Part 2: For Complex Access Control, Security Systems, Select In-House, External Team Carefully
For Complex Access Control, Security Systems, Select In-House, External Team Carefully
By Karen Kroll - February 2013 - Security
3. Working in a vacuum. As access control and security systems become more complicated and technical, it becomes increasingly important to ensure that all parties who can contribute to the selection are included, Gillens says. Often, that means including representatives from human resources, as they usually are the ones in charge of bringing new employees into the system. The IT department also needs to be involved, so they can assess the interface between the access control and IT systems.
In some organizations, even marketing may have a role to play, Wood says. For instance, the marketing department may want to manage the design of the key cards to ensure the company's brand is appropriately used.
These individuals may also be able to help obtain funding for the investment required, Gillens notes. "If you share the costs across emergency management, human resources, and IT, there may be more dollars available."
In addition, considering input from a range of individuals increases the likelihood that the final access control system more closely matches the corporate culture. This is key, as trying to impose a highly restrictive system on a freewheeling corporate culture may mean that the system isn't used, Wood says.

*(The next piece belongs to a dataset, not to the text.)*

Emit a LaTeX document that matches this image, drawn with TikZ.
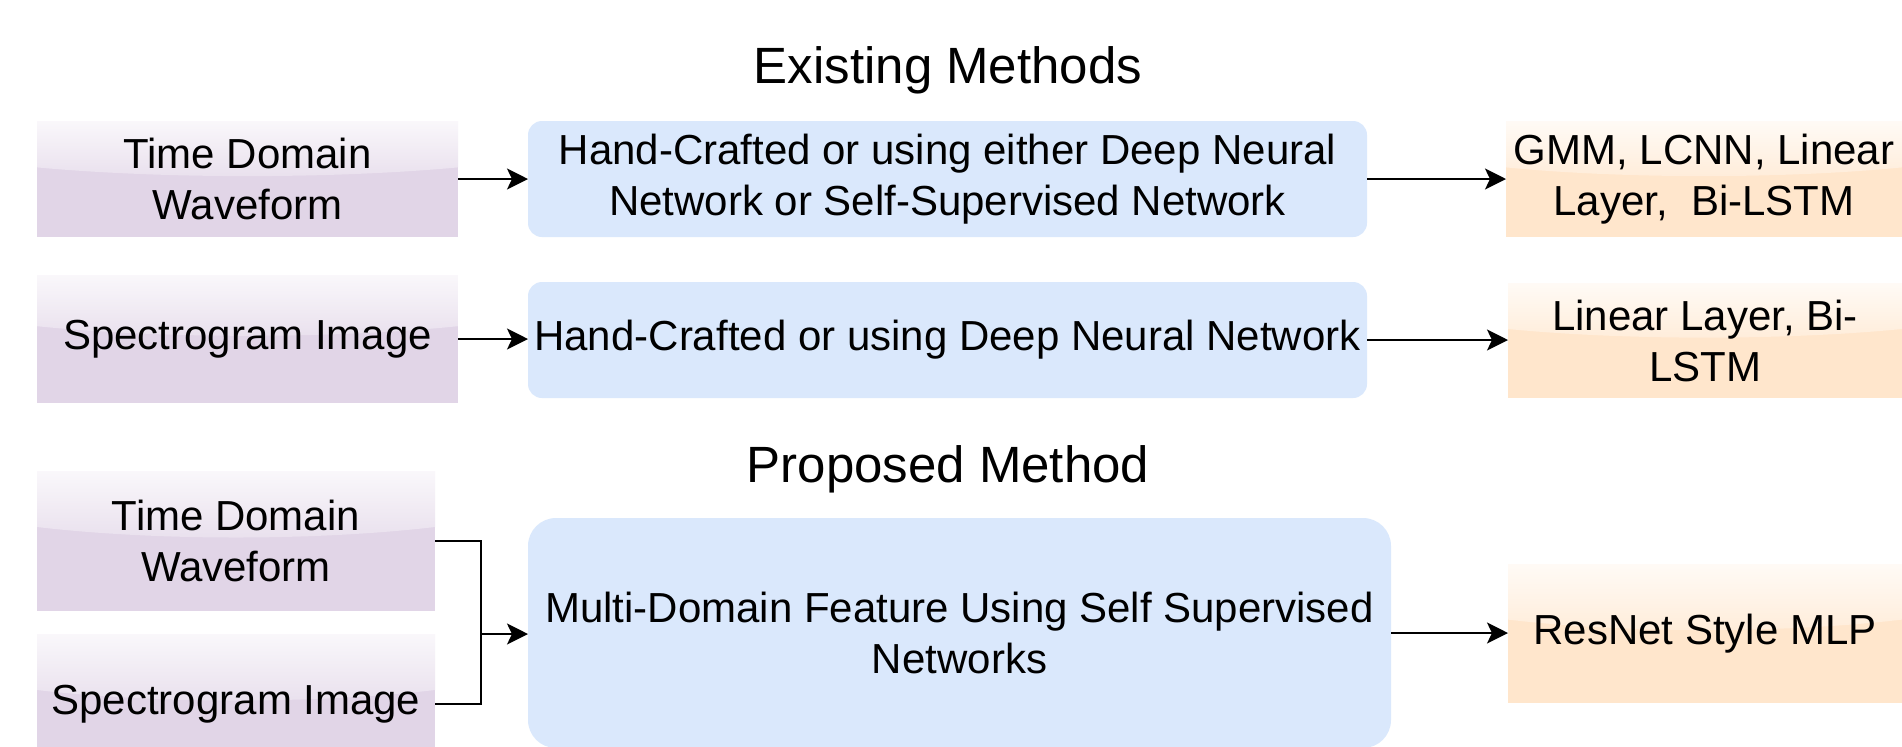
\documentclass[tikz,border=0pt]{standalone}
\usepackage{fontspec}
\setmainfont{Liberation Sans}
\usetikzlibrary{arrows.meta}
\definecolor{purp}{HTML}{E1D5E7}
\definecolor{blu}{HTML}{DAE8FC}
\definecolor{oran}{HTML}{FFE6CC}
\tikzset{
  boxbase/.style={draw=none, inner sep=0pt, outer sep=0pt},
  txt/.style={font=\fontsize{21}{25.5}\selectfont, align=center, inner sep=0pt},
  ttl/.style={font=\fontsize{25.5}{30}\selectfont, inner sep=0pt, anchor=base},
  bluebox/.style={boxbase, fill=blu, txt},
  arr/.style={line width=1pt, -{Stealth[length=10.5pt, width=10.5pt, inset=2.5pt]}},
  conn/.style={line width=1pt},
}
\newcommand{\glassbox}[7]{%
  \node[boxbase, fill=#6, minimum width={(#4-#2)*0.5pt}, minimum height={(#5-#3)*0.5pt}] (#1) at ({(#2+#4)/2},{(#3+#5)/2}) {};
  \shade[top color=white!82!#6, bottom color=white!25!#6] (#2,#3) -- (#2,{#3+0.4*(#5-#3)}) .. controls ({#2+0.3*(#4-#2)},{#3+0.5*(#5-#3)}) and ({#4-0.3*(#4-#2)},{#3+0.5*(#5-#3)}) .. (#4,{#3+0.4*(#5-#3)}) -- (#4,#3) -- cycle;
  \node[txt] at (#1.center) {#7};
}
\begin{document}
\begin{tikzpicture}[x=0.5pt, y=-0.5pt]
\useasboundingbox (0,0) rectangle (1902,746);
\fill[white] (0,0) rectangle (1902,746);
\clip (0,0) rectangle (1902,746);

% titles
\node[ttl] (T1) at (948,83) {Existing Methods};
\node[ttl] (T2) at (948,482) {Proposed Method};

% existing, row 1
\glassbox{A1}{37}{121}{458}{237}{purp}{Time Domain\\Waveform}
\node[bluebox, rounded corners=7pt, minimum width=419.5pt, minimum height=58pt] (B1) at (947.5,179) {Hand-Crafted or using either Deep Neural\\Network or Self-Supervised Network};
\glassbox{C1}{1506}{121}{1902}{237}{oran}{GMM, LCNN, Linear\\Layer,\ \ Bi-LSTM}

% existing, row 2
\glassbox{A2}{37}{275}{458}{403}{purp}{Spectrogram Image}
\node[bluebox, rounded corners=7pt, minimum width=419.5pt, minimum height=58pt] (B2) at (947.5,340) {Hand-Crafted or using Deep Neural Network};
\glassbox{C2}{1508}{283}{1902}{398}{oran}{Linear Layer, Bi-\\LSTM}

% proposed
\glassbox{A3}{37}{471}{435}{611}{purp}{Time Domain\\Waveform}
\glassbox{A4}{37}{634}{435}{774}{purp}{Spectrogram Image}
\node[bluebox, rounded corners=14pt, minimum width=431.5pt, minimum height=115pt] (B3) at (959.5,633) {Multi-Domain Feature Using Self Supervised\\Networks};
\glassbox{C3}{1508}{564}{1902}{703}{oran}{ResNet Style MLP}

% connectors
\draw[arr] (A1.east) -- (B1.west);
\draw[arr] (B1.east) -- (C1.west);
\draw[arr] (A2.east) -- (A2.east -| B2.west);
\draw[arr] (B2.east) -- (B2.east -| C2.west);
\coordinate (J) at (481,634);
\draw[conn] (A3.east) -| (J) |- (A4.east);
\draw[arr] (J) -- (J -| B3.west);
\draw[arr] (B3.east) -- (B3.east -| C3.west);
\end{tikzpicture}
\end{document}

Outside expertise may also be needed to provide input to the design and installation of the access control system. Bringing in an expert typically does carry a cost. However, trying to get by without such input can backfire, as potential stumbling blocks often aren't caught until later in the process. At that point, any flaws become more expensive to correct. Not only that, the mistakes and their correction — say, prohibiting occupants from using a particular entrance because it's not properly secured — often become more visible than a facility manager or owner might want.

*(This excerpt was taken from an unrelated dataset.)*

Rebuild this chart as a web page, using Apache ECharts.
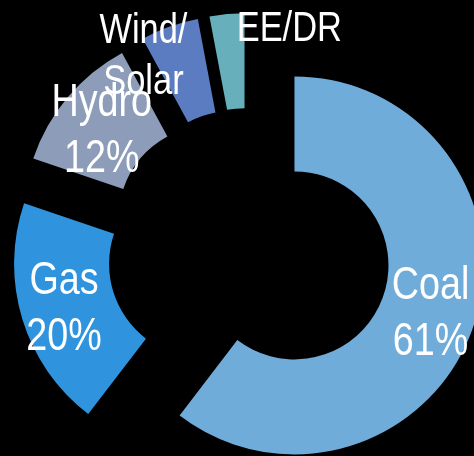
<!DOCTYPE html>
<html>
<head>
<meta charset="utf-8">
<script src="https://cdn.jsdelivr.net/npm/echarts@6/dist/echarts.min.js"></script>
<style>
  html, body { margin: 0; padding: 0; background: #000; }
  #chart { width: 474px; height: 456px; }
</style>
</head>
<body>
<div id="chart"></div>
<script>
// Generation mix, share of total (%; rounded, so the total is 101)
const categories = ['Coal', 'Gas', 'Hydro', 'Wind/\nSolar', 'EE/DR'];
const shares = [61, 20, 12, 5, 3];
const colors = ['#6FACDA', '#2F93DE', '#8D9DB9', '#5B7CC0', '#66AFBB'];

// Label shifts away from the default inside position (px)
const labelShift = [[-1, 3], [-1, 3], [0, 5], [-50, -12], [71, -29]];
const showPercent = [true, true, true, false, false];

const FONT = '"Liberation Sans Narrow", "Arial Narrow", "Liberation Sans", Arial, sans-serif';
// Narrow face emulation: horizontal squeeze of the label text
const NARROW = 0.82;

const data = categories.map((name, i) => ({
  name: name,
  value: shares[i],
  selected: true,
  itemStyle: { color: colors[i] },
  label: {
    formatter: showPercent[i] ? '{b}\n{c}%' : '{b}',
    fontSize: showPercent[i] ? 46 : 42,
    lineHeight: showPercent[i] ? 56 : 51
  }
}));

const chart = echarts.init(document.getElementById('chart'), null, { renderer: 'canvas' });
chart.setOption({
  backgroundColor: '#000000',
  animation: false,
  series: [{
    type: 'pie',
    center: [249, 250],
    radius: [94, 189],
    startAngle: 90,
    clockwise: true,
    selectedMode: 'multiple',
    selectedOffset: 48,
    avoidLabelOverlap: false,
    emphasis: { disabled: true, scale: false },
    itemStyle: { borderWidth: 0 },
    label: {
      show: true,
      position: 'inside',
      color: '#ffffff',
      fontFamily: FONT,
      textBorderWidth: 0,
      textShadowBlur: 0
    },
    labelLine: { show: false },
    labelLayout: function (params) {
      const s = labelShift[params.dataIndex];
      return { dx: s[0], dy: s[1] };
    },
    data: data
  }]
});

// Squeeze each slice label horizontally around its own anchor
const zr = chart.getZr();
zr.storage.getDisplayList(true).forEach(function (el) {
  const txt = el.getTextContent && el.getTextContent();
  if (txt) {
    txt.scaleX = NARROW;
    txt.dirty && txt.dirty();
    el.dirty && el.dirty();
  }
});
zr.refreshImmediately();
</script>
</body>
</html>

Once buildings top about 1 million square feet, the number of entrances and the complexity of their security systems often means that bringing in a security consultant will pay off in problems avoided, George says. That's because his or her design plans should show exactly which systems and components are to be installed, and where they'll go. The plans should include a standard format that the contractors bidding on the project are required to follow, as this will make it easier for the facility owner to compare one bid to another. "You get back bids that are level," he says. "You can select not just the lowest bid, but the best bid."
Moreover, most facility managers' ongoing responsibilities make it difficult for them to provide adequate oversight during the design, installation and testing phases. In contrast, a consultant should be able to monitor the project on an ongoing basis, and then compare the final system to the plan. "A consultant is a knowledgeable body when the facility manager doesn't have the knowledge, or the time," Gillens says.
This can be critical when it's time to test a system — a step that too often is overlooked, says Sean Ahrens, global practice leader for security consulting services, Aon Risk Services. "We put systems in and then forget about them, and rarely inspect the contractor's finished work." This can mean that sloppy work and mistakes go undetected.
What's more, these flaws usually worsen over time, Ahrens notes. "It's the psychological perception of ownership." That is, if a contractor comes in to work on a system and sees a control panel that is neatly organized and wires that are properly bundled and labeled, he or she is likely to leave it the same way. On the other hand, if wires are jumbled together and nothing is labeled, he or she is apt to leave the system in even worse shape, figuring nobody will notice.
While many system integrators or installers may promise to design a system for free, some may put in a system larger than what's truly required, as that can boost their own top lines. Consultants have less incentive to do this. "I won't make more money if it's a $1 million or a $100,000 system that goes into your facility," says Brian Gouin, president with Strategic Design Services.